Govt recruits lawyers to fight shanty town action

THE government has hired a team of high-powered lawyers to fight the legal action meant to stop the Minnis administration's eradication of shanty towns, Attorney General Carl Bethel said.

The legal team is led by Harvey Tynes, QC, to assume carriage of the judicial review action against the government.
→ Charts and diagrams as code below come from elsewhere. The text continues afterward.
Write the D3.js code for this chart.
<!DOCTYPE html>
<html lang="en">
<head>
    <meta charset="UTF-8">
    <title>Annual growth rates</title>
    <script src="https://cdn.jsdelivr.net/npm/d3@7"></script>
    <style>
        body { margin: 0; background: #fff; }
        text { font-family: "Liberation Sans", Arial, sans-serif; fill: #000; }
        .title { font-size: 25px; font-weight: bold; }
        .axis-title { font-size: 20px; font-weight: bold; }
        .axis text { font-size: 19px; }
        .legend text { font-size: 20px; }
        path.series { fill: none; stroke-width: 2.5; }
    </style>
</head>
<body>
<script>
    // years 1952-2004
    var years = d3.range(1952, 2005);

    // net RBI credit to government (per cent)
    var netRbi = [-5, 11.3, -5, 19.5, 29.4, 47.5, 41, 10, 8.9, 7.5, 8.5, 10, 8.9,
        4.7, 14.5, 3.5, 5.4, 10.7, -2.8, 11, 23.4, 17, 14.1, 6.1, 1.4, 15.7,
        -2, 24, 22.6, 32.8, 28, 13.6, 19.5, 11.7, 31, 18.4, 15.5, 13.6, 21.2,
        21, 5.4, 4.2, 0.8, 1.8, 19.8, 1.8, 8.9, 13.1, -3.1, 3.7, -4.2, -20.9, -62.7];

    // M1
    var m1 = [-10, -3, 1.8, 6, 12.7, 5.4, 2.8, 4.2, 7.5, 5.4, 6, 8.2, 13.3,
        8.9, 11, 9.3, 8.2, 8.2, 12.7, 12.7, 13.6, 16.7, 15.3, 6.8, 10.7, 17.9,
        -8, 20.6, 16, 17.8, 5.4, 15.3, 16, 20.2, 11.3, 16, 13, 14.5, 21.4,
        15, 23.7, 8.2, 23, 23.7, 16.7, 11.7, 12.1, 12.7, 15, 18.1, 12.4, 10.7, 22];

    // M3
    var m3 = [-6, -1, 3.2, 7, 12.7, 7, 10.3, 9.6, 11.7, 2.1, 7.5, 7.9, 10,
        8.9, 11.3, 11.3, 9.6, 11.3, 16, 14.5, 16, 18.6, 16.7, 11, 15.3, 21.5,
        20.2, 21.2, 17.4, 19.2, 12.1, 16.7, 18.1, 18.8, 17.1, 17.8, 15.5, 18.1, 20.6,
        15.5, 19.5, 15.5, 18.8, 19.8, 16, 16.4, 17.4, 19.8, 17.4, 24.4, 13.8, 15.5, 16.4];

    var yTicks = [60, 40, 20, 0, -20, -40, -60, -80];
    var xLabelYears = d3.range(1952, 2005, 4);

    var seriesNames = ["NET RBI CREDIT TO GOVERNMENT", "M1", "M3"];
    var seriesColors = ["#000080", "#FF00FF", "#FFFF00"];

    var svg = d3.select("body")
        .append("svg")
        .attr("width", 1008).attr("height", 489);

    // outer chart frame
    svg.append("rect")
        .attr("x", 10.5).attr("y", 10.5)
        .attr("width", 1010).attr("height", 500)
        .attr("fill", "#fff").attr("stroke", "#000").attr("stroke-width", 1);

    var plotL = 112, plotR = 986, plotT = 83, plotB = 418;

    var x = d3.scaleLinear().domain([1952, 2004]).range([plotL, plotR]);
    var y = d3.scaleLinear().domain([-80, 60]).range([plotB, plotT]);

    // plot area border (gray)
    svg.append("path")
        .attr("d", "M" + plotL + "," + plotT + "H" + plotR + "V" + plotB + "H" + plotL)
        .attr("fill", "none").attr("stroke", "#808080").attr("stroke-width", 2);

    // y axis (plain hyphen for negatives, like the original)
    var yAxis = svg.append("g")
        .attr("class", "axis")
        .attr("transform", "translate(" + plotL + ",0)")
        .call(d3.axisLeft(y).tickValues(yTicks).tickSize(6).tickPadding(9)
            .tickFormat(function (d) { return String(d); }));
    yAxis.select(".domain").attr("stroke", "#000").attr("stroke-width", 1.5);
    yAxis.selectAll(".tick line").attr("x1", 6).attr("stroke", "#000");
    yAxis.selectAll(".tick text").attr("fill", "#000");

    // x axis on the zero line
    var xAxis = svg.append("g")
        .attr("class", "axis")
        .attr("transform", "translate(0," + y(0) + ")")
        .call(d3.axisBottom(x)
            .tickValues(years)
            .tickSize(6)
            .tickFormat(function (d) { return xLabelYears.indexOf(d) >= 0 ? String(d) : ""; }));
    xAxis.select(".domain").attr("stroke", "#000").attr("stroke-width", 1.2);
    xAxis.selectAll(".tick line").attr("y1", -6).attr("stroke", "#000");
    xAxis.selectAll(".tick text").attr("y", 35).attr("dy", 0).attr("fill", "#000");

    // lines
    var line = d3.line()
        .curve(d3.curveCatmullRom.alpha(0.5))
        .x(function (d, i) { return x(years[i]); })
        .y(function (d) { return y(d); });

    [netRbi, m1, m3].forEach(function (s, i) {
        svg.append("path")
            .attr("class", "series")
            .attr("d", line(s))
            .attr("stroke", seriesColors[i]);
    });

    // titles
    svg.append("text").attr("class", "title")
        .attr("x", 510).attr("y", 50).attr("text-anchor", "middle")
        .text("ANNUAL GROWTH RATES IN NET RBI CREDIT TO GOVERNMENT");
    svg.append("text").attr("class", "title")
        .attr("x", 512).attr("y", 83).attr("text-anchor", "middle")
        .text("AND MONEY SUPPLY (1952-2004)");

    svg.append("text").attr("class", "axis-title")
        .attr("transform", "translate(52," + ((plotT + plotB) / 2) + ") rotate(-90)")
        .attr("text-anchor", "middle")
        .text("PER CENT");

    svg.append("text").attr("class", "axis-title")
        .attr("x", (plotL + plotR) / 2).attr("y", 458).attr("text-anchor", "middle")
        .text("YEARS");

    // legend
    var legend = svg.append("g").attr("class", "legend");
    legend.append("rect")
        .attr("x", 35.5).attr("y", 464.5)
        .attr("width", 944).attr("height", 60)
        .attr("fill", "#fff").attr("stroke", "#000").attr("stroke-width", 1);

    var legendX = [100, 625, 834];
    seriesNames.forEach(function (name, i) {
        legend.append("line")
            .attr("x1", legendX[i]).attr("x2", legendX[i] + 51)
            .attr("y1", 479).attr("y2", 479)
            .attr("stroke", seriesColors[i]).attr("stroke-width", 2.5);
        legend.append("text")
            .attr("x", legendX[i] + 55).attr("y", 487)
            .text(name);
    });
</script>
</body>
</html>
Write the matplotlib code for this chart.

Robert Adams, from Graham Thompson in Grand Bahama, is also on the team.

"The government views this challenge with the utmost seriousness and I want to assure the Bahamian people that the government intends to meet this challenge in a vigorous, timely and appropriate manner, towards which end we have appointed and retained a team of expert attorneys who are particularly experienced in the judicial review matters and constitutional matters before our courts," Mr Bethel told the Senate.

The Supreme Court previously ordered the government and utility providers to halt any planned service disconnections or evictions in shanty towns pending a judicial review of the Minnis administration's policy to eradicate those communities.

Supreme Court Justice Cheryl Grant-Thompson granted the interlocutory injunction blocking evictions and service disconnections just days ahead of the government's August 10 deadline during a telephone conference with human rights attorney Fred Smith, QC, and Mr Bethel on Saturday.

Leave for judicial review - filed on behalf of 177 shanty town residents from both New Providence and Abaco, and non-profit group Respect Our Homes Ltd (ROHL) - was granted on Friday.

A date for trial has not yet been determined.

Despite the injunction, the government is pushing ahead with surveys of shanty towns in the Family Islands.

Labour Minister Dion Foulkes told reporters on Tuesday the injunction only applies to the shanty towns in New Providence, adding task forces on Family Islands are either being established or already underway.

The Shanty Town Action Task Force yesterday conducted a survey of the Farm Road shanty town in Treasure Cay, Abaco.

Mr Foulkes told The Tribune the task force's survey of the island was 90 percent complete, and identified Eleuthera as its next stop.

Mr Foulkes said yesterday: "Eleuthera has 11 shanty towns, most of them are very small but there is one big one on Russell Island, next to Spanish Wells. And then, there is a medium-sized one in Andros at the San Andros airport.

"So those are the remaining ones, we are in the process of establishing subcommittees of the task force in Eleuthera and Andros. We should have those completed by the first week in September."